Les mots de la gestion des déchets : quand le langage façonne nos imaginaires
Avec l’économie circulaire, le déchet devient une ressource à valoriser. Une bonne nouvelle ? Pas forcément : ce glissement linguistique fait disparaître le déchet…

Avec l’économie circulaire, le déchet n’est plus seulement un problème, mais devient une ressource à valoriser. Une bonne nouvelle ? Pas forcément : ce glissement linguistique fait disparaître le déchet et surtout confère au tri une valeur morale, en faisant reposer sa responsabilité sur les seuls individus, alors que le recyclage est aussi l’affaire des industriels. Surtout, il en élude le réel enjeu : celui de la surproduction de déchets.

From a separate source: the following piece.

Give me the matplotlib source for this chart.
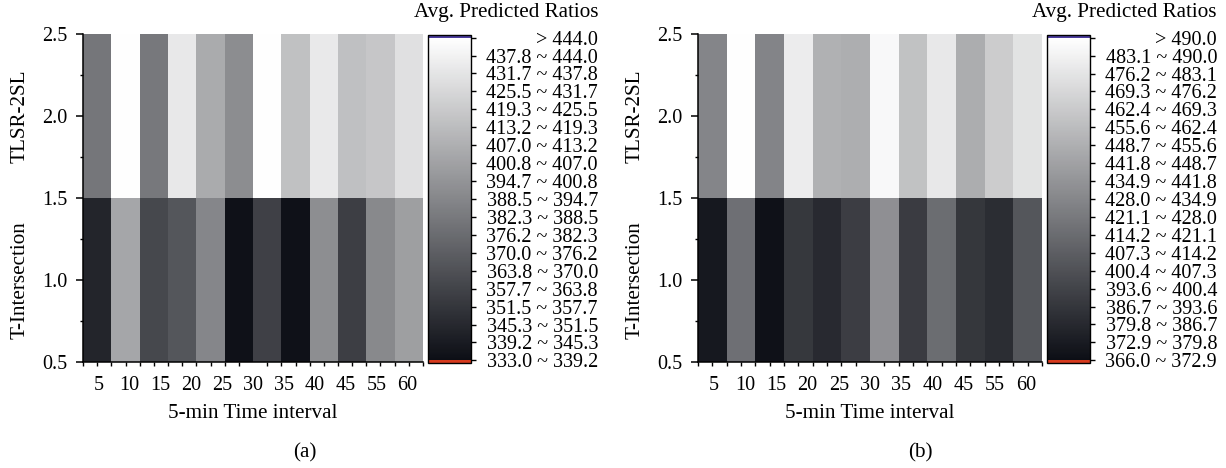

Un matin comme un autre, vous ouvrez votre poubelle et vous vous arrêtez net. Dans votre main, un emballage plastique. Hier encore, il aurait atterri sans réflexion au fond du sac noir. Aujourd’hui, vous hésitez. Où le mettre ? Quelle est sa place, dans ce nouvel ordre du tri ? Et surtout, est-ce vraiment un déchet ?
Derrière cette hésitation se cache une révolution silencieuse : celle des mots. Car avant de disparaître physiquement, un déchet doit d’abord disparaître du langage.
Nommer une matière « ressource » plutôt que « déchet » n’est pas anodin : cette redéfinition façonne nos politiques publiques et transforme nos gestes quotidiens. Cette idée s’est imposée à moi au fil de mes recherches.
Dans le cadre du « défi famille zéro déchet, zéro gaspillage » piloté par l’Agence de la transition écologique (Ademe), j’ai suivi des ménages engagés dans la réduction de leurs déchets. Loin d’être une simple affaire de pesée de poubelles, ce défi révélait un phénomène surprenant : à mesure que leur vocabulaire évoluait, leur rapport aux objets changeait. D’un coup, jeter devenait un échec, composter une fierté et posséder une poubelle… presque une faute morale.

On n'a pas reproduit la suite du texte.